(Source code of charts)
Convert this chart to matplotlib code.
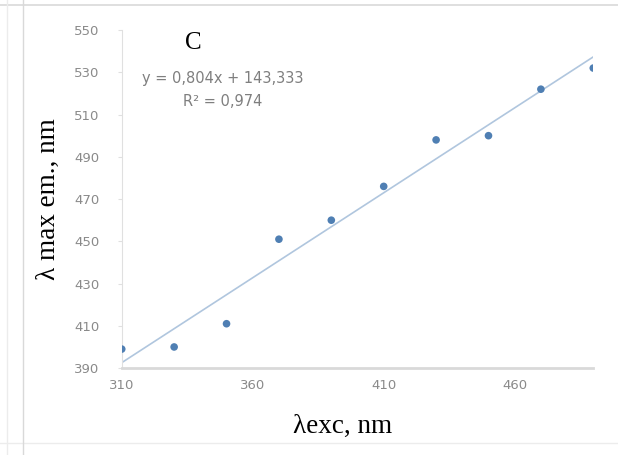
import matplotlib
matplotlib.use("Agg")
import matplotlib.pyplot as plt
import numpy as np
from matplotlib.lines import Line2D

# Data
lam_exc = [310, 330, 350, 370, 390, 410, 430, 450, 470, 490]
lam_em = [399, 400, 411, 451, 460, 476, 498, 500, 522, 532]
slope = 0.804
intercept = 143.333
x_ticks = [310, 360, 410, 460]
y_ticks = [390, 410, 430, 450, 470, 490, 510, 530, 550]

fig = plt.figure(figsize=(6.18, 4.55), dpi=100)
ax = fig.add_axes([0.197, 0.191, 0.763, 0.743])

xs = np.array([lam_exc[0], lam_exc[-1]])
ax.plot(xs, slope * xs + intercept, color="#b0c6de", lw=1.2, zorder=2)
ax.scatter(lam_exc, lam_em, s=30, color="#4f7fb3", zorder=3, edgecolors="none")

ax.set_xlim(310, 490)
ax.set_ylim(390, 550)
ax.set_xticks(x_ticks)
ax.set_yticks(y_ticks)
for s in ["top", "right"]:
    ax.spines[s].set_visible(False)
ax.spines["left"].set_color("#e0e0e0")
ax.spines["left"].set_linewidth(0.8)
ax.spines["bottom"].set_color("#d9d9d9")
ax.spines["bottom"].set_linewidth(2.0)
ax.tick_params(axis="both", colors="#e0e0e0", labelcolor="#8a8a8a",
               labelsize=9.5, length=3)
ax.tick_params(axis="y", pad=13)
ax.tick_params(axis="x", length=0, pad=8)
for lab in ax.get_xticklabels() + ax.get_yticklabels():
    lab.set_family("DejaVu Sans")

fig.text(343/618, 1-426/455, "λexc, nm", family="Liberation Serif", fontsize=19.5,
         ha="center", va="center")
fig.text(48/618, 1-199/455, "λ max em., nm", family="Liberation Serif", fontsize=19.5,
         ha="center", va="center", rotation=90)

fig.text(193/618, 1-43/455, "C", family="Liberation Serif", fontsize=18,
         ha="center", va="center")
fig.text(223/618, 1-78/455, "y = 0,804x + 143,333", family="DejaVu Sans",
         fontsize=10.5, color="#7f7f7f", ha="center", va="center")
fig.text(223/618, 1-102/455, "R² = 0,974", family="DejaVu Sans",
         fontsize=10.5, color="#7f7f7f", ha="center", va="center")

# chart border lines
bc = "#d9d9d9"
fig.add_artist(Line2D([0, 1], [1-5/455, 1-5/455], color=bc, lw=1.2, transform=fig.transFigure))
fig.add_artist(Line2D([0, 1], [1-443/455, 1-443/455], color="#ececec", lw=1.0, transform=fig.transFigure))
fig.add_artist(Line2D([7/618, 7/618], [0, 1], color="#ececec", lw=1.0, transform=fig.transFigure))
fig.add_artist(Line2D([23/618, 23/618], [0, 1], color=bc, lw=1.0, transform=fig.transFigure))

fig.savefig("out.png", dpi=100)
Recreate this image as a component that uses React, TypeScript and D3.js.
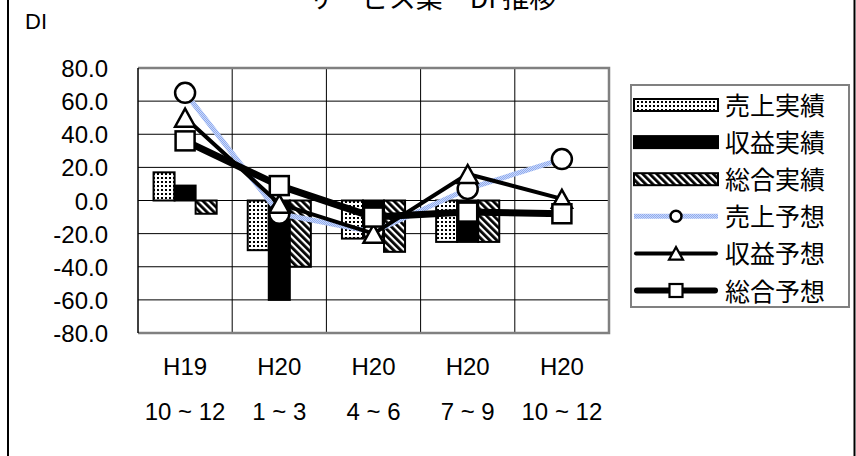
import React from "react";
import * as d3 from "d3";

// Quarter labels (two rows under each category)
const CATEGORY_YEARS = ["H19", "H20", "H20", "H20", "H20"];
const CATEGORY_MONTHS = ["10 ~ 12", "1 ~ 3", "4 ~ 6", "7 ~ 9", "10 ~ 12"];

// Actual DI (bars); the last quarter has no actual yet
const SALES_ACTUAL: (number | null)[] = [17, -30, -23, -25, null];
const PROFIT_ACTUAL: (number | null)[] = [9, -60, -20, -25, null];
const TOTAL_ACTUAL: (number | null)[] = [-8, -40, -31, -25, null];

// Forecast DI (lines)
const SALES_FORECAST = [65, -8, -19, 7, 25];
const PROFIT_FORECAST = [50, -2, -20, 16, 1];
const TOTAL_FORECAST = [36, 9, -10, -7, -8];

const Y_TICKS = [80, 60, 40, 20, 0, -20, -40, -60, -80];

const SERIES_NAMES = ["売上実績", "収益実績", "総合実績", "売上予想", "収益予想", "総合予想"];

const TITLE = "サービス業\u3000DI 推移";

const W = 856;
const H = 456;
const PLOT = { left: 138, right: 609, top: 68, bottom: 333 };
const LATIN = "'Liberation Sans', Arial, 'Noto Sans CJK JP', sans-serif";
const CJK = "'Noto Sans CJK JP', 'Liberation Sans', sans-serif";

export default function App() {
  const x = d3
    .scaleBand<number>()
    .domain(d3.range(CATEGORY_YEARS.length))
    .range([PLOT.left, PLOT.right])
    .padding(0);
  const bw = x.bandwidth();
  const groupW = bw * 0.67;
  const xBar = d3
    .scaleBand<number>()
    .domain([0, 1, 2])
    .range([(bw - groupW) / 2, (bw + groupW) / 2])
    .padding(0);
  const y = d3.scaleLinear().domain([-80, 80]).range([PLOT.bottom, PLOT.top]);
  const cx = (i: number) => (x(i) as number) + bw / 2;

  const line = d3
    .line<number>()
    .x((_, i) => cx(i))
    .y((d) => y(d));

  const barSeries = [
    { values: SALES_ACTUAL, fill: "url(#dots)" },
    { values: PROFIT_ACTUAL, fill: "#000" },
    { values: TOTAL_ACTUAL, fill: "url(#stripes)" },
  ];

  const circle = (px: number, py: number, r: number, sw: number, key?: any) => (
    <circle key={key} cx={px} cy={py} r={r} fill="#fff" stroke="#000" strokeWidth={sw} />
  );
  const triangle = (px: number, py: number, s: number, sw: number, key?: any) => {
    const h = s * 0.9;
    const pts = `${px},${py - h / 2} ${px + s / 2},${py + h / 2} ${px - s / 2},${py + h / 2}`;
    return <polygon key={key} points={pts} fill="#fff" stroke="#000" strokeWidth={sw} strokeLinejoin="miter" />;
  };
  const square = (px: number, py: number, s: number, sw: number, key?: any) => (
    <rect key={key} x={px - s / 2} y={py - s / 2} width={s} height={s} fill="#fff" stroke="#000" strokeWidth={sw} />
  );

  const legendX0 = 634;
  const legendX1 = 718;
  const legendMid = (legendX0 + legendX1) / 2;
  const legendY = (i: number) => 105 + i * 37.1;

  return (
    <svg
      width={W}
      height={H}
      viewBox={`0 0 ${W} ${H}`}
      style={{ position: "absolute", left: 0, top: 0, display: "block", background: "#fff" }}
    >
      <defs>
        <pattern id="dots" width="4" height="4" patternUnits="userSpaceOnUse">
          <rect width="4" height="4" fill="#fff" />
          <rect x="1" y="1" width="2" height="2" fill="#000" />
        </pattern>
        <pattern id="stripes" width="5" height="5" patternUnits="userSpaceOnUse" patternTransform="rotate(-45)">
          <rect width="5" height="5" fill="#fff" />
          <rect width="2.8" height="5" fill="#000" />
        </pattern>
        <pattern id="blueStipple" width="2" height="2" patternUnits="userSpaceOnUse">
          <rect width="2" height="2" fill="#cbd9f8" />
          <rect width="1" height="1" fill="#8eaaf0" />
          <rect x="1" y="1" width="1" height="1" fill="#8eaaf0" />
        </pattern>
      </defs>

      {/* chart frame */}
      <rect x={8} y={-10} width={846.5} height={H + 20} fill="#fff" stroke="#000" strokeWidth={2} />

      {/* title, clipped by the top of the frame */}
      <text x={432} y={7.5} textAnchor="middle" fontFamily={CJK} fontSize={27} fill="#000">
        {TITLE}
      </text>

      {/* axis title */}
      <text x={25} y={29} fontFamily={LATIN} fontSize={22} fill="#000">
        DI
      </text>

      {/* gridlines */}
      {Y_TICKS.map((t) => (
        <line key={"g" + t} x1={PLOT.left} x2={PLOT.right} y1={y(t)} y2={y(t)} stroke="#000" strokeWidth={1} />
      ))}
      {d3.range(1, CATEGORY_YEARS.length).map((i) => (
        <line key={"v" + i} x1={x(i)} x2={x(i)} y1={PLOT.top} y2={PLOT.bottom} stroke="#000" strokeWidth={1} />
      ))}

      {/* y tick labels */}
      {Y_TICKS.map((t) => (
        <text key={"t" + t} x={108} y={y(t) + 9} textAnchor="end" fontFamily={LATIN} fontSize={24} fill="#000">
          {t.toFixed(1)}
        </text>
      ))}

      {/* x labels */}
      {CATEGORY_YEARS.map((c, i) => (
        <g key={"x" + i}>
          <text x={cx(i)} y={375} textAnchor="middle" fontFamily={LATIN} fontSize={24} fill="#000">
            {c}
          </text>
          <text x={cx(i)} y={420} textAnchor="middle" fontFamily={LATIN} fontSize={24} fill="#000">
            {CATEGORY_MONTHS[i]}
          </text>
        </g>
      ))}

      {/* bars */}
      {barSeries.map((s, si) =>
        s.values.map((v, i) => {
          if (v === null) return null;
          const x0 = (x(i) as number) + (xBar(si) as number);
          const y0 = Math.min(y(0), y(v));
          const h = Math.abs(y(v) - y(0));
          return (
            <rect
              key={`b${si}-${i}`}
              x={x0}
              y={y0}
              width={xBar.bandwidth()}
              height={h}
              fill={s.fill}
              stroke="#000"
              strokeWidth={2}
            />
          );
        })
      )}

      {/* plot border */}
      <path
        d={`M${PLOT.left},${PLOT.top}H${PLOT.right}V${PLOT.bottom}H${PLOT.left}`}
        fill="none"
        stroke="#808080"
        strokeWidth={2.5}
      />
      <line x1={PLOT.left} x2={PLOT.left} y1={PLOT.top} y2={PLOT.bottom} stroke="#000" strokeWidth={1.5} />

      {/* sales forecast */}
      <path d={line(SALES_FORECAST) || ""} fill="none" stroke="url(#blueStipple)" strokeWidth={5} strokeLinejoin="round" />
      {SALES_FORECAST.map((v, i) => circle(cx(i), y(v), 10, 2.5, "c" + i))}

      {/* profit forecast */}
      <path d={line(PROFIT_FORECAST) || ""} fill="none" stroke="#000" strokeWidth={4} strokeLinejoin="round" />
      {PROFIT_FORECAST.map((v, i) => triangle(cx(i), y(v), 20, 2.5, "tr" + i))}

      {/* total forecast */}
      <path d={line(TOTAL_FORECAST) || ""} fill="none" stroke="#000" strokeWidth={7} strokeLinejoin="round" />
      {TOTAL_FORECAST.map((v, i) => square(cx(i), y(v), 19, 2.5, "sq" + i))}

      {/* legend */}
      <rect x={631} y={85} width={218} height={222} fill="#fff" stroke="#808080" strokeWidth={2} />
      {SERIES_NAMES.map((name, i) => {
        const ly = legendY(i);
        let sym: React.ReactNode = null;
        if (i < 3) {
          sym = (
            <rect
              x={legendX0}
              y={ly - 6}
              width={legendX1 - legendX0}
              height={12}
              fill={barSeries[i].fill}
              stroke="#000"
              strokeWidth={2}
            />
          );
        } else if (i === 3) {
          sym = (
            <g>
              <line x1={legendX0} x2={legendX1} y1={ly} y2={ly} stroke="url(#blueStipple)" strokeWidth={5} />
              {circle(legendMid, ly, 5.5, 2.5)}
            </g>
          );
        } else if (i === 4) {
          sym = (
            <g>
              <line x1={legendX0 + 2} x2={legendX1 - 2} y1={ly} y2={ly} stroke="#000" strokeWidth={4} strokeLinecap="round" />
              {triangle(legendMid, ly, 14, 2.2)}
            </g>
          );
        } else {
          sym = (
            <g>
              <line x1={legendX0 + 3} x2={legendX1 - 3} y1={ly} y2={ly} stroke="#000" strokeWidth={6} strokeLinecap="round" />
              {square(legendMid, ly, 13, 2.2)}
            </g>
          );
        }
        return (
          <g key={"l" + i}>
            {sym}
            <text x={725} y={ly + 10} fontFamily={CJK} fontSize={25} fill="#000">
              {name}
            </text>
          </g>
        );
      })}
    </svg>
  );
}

• [Goal of the exercise]: The lines from the start of the entries above through the one containing "color=bc, lw=1.0, transform=fig.transFigure))" are to be retyped exactly, and no others. Pictures are left out.

• [Answer to the task]:
Convert this chart to matplotlib code.
import matplotlib
matplotlib.use("Agg")
import matplotlib.pyplot as plt
import numpy as np
from matplotlib.lines import Line2D

# Data
lam_exc = [310, 330, 350, 370, 390, 410, 430, 450, 470, 490]
lam_em = [399, 400, 411, 451, 460, 476, 498, 500, 522, 532]
slope = 0.804
intercept = 143.333
x_ticks = [310, 360, 410, 460]
y_ticks = [390, 410, 430, 450, 470, 490, 510, 530, 550]

fig = plt.figure(figsize=(6.18, 4.55), dpi=100)
ax = fig.add_axes([0.197, 0.191, 0.763, 0.743])

xs = np.array([lam_exc[0], lam_exc[-1]])
ax.plot(xs, slope * xs + intercept, color="#b0c6de", lw=1.2, zorder=2)
ax.scatter(lam_exc, lam_em, s=30, color="#4f7fb3", zorder=3, edgecolors="none")

ax.set_xlim(310, 490)
ax.set_ylim(390, 550)
ax.set_xticks(x_ticks)
ax.set_yticks(y_ticks)
for s in ["top", "right"]:
    ax.spines[s].set_visible(False)
ax.spines["left"].set_color("#e0e0e0")
ax.spines["left"].set_linewidth(0.8)
ax.spines["bottom"].set_color("#d9d9d9")
ax.spines["bottom"].set_linewidth(2.0)
ax.tick_params(axis="both", colors="#e0e0e0", labelcolor="#8a8a8a",
               labelsize=9.5, length=3)
ax.tick_params(axis="y", pad=13)
ax.tick_params(axis="x", length=0, pad=8)
for lab in ax.get_xticklabels() + ax.get_yticklabels():
    lab.set_family("DejaVu Sans")

fig.text(343/618, 1-426/455, "λexc, nm", family="Liberation Serif", fontsize=19.5,
         ha="center", va="center")
fig.text(48/618, 1-199/455, "λ max em., nm", family="Liberation Serif", fontsize=19.5,
         ha="center", va="center", rotation=90)

fig.text(193/618, 1-43/455, "C", family="Liberation Serif", fontsize=18,
         ha="center", va="center")
fig.text(223/618, 1-78/455, "y = 0,804x + 143,333", family="DejaVu Sans",
         fontsize=10.5, color="#7f7f7f", ha="center", va="center")
fig.text(223/618, 1-102/455, "R² = 0,974", family="DejaVu Sans",
         fontsize=10.5, color="#7f7f7f", ha="center", va="center")

# chart border lines
bc = "#d9d9d9"
fig.add_artist(Line2D([0, 1], [1-5/455, 1-5/455], color=bc, lw=1.2, transform=fig.transFigure))
fig.add_artist(Line2D([0, 1], [1-443/455, 1-443/455], color="#ececec", lw=1.0, transform=fig.transFigure))
fig.add_artist(Line2D([7/618, 7/618], [0, 1], color="#ececec", lw=1.0, transform=fig.transFigure))
fig.add_artist(Line2D([23/618, 23/618], [0, 1], color=bc, lw=1.0, transform=fig.transFigure))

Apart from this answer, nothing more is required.